Read what you've written and then ask youself instead a few simple questions. Is this what I want? Does it convey the images I want to convey? The emotion? Is the tempo right for the book, the genre and the point in the story? Does it sound good when I read it out loud?

Then when you've answered those questions think about whether you want to add or subtract words.

Cheers, Greg.


----------



## Logos&Eidos (Feb 14, 2015)

psychotick said:


> Hi Logos,
> 
> I think before you look at condensing your narrative etc, you need to examine another question - why? There is nothing wrong with using long flowing descriptions. There is nothing wrong with using shorter ones. This is largely a matter of style. (Unless you are doing a comic book of course where space is limited.)
> 
> ...



Personally I'm mixed over long flowing description, while beautiful it also to feels a little obstructive.  I view Simile in a similar light, even though i know why they are used, to quickly convey information and mood, by drawing a parallel between what is being described and the elements used in the description. I came up with a simile to described an a near enraged protagonist's voice,"hard and sharp as a blade of obsidian" Google obsidian blades and you'll get the connotations, obsidian blades are hard incredibly shard but also fragile. this works especially for my protag because he is a man who doesn't look  or sound likely the typical manly protagonist. His voice is a little high and he's naturally soft spoken,so when angry or commanding he can put no bass into his voice because it simply isn't there.

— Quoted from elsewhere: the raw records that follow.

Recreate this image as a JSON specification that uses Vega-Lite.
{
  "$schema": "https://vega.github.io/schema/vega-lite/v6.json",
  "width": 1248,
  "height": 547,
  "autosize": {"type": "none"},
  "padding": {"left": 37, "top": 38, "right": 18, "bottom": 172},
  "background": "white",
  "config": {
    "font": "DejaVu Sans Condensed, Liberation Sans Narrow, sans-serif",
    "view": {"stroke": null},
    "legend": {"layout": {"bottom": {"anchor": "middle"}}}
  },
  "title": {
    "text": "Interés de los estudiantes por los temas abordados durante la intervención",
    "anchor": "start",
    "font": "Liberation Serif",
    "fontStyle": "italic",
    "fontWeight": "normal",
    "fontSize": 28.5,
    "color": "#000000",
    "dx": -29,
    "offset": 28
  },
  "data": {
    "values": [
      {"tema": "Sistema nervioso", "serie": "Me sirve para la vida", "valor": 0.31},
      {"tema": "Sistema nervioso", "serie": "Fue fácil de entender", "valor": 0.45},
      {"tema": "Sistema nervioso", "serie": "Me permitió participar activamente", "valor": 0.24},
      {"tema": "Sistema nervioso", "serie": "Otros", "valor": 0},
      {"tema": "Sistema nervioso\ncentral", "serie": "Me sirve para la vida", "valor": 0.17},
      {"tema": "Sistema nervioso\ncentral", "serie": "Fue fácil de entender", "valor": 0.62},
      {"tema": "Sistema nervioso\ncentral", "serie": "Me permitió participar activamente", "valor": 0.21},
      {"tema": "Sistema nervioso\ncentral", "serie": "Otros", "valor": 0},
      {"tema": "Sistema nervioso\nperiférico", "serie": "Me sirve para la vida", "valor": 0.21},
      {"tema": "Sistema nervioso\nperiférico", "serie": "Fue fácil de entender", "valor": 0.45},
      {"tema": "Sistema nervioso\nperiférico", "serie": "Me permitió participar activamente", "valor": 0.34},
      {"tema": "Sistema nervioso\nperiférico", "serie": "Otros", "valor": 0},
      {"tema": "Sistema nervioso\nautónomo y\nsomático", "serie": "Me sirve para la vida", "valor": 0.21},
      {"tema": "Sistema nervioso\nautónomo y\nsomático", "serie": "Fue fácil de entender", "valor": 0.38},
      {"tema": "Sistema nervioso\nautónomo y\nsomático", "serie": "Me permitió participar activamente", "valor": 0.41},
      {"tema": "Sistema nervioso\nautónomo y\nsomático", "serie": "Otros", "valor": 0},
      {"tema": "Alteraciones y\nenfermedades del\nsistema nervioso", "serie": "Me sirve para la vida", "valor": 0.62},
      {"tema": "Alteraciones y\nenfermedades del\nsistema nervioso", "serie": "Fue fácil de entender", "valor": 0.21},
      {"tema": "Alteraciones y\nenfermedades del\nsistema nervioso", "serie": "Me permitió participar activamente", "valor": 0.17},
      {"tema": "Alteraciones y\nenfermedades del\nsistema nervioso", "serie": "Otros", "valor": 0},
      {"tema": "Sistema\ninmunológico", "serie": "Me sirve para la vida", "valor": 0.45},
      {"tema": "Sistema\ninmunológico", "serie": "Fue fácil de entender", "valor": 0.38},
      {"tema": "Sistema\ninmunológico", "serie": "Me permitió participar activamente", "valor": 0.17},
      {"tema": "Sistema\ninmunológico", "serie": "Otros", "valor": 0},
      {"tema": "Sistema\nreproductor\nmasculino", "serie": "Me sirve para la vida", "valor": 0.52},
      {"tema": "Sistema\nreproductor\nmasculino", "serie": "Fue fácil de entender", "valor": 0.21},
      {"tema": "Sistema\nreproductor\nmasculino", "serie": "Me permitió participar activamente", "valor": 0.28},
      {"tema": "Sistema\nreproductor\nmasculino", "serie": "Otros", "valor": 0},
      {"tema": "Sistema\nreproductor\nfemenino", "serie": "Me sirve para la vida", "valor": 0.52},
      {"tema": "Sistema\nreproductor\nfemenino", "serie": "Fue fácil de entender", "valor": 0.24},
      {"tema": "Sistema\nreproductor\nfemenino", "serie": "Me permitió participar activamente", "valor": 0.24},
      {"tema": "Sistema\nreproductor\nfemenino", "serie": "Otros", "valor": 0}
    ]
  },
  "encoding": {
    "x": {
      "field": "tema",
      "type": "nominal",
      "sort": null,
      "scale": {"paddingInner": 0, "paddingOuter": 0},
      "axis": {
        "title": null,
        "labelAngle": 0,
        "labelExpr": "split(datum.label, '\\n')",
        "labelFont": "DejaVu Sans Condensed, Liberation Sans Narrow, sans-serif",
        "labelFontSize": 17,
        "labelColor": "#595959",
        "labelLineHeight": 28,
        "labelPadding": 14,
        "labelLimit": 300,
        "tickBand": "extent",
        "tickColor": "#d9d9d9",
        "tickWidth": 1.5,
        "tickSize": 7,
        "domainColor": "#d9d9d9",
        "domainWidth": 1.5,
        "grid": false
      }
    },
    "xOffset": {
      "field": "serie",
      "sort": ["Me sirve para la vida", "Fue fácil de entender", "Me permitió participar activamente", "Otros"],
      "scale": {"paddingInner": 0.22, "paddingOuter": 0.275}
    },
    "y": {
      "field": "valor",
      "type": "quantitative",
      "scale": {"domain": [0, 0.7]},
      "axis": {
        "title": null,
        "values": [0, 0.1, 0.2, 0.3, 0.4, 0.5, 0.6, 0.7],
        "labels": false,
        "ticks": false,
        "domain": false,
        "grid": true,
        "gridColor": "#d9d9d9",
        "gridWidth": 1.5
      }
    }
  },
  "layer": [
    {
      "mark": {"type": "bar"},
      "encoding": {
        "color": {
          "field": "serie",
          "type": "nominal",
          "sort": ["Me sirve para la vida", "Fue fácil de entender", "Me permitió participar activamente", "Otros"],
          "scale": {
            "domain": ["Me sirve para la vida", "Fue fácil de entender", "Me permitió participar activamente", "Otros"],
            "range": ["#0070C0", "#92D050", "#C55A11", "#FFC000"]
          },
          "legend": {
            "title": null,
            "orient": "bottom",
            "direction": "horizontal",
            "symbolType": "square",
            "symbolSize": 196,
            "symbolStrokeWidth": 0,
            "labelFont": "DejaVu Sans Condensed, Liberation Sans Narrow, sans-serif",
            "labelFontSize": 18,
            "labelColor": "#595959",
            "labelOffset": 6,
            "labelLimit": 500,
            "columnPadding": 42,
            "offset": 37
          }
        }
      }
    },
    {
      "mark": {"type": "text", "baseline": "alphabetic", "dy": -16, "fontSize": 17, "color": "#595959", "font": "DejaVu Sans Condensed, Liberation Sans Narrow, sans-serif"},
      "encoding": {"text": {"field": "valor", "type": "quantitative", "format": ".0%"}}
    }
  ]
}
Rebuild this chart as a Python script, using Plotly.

My love of the visual medium leads me to want to impart some measure of the efficiency that an image has for conveying information.


----------



## skip.knox (Feb 14, 2015)

It's a little ironic that, although you emphasize your love of the visual medium, the example you chose is auditory.

To me, the master of the telling phrase is Raymond Chandler. He was brilliant at finding the one detail in the room that could conjure the entire room. I *think* that comes in part from going into a lot of rooms, and in part from exercising the writer's imagination to envision that room precisely in order to pick out the one detail. And if you watch him carefully, you will see that Chandler isn't trying to describe the room, he's trying to evoke the *feeling* in the room.


----------



## Svrtnsse (Feb 14, 2015)

skip.knox said:


> [...] he's trying to evoke the *feeling* in the room.



I think this is absolutely central. Much as I go on about describing what's important and what the character sees and all that, if you get the feeling of the setting right, you gain an enormous amount of description over just showing that it looks like.


----------



## Chessie (Feb 14, 2015)

And I think for many writers (myself included) channeling emotion to the reader is the hardest part. At least doing it consistently. Which is why editing is so important. Missed it the first time? Or the second? There's always more chances to add depth to your story. Build it up in layers and don't worry about getting it perfect right away.


----------



## Logos&Eidos (Feb 18, 2015)

skip.knox said:


> It's a little ironic that, although you emphasize your love of the visual medium, the example you chose is auditory.
> 
> To me, the master of the telling phrase is Raymond Chandler. He was brilliant at finding the one detail in the room that could conjure the entire room. I *think* that comes in part from going into a lot of rooms, and in part from exercising the writer's imagination to envision that room precisely in order to pick out the one detail. And if you watch him carefully, you will see that Chandler isn't trying to describe the room, he's trying to evoke the *feeling* in the room.



An auditory simile was born out of necessity, I could write a physical description for that character. However there wasn't a good to the description for What he sounded like when enraged. The simile was initially going to use broken glass, however that was to mundane and didn't carry the right connotations. The blade of obsidian however encapsulated everything that i wanted to say. I endeavor for direct to the point without begin dull prose.


----------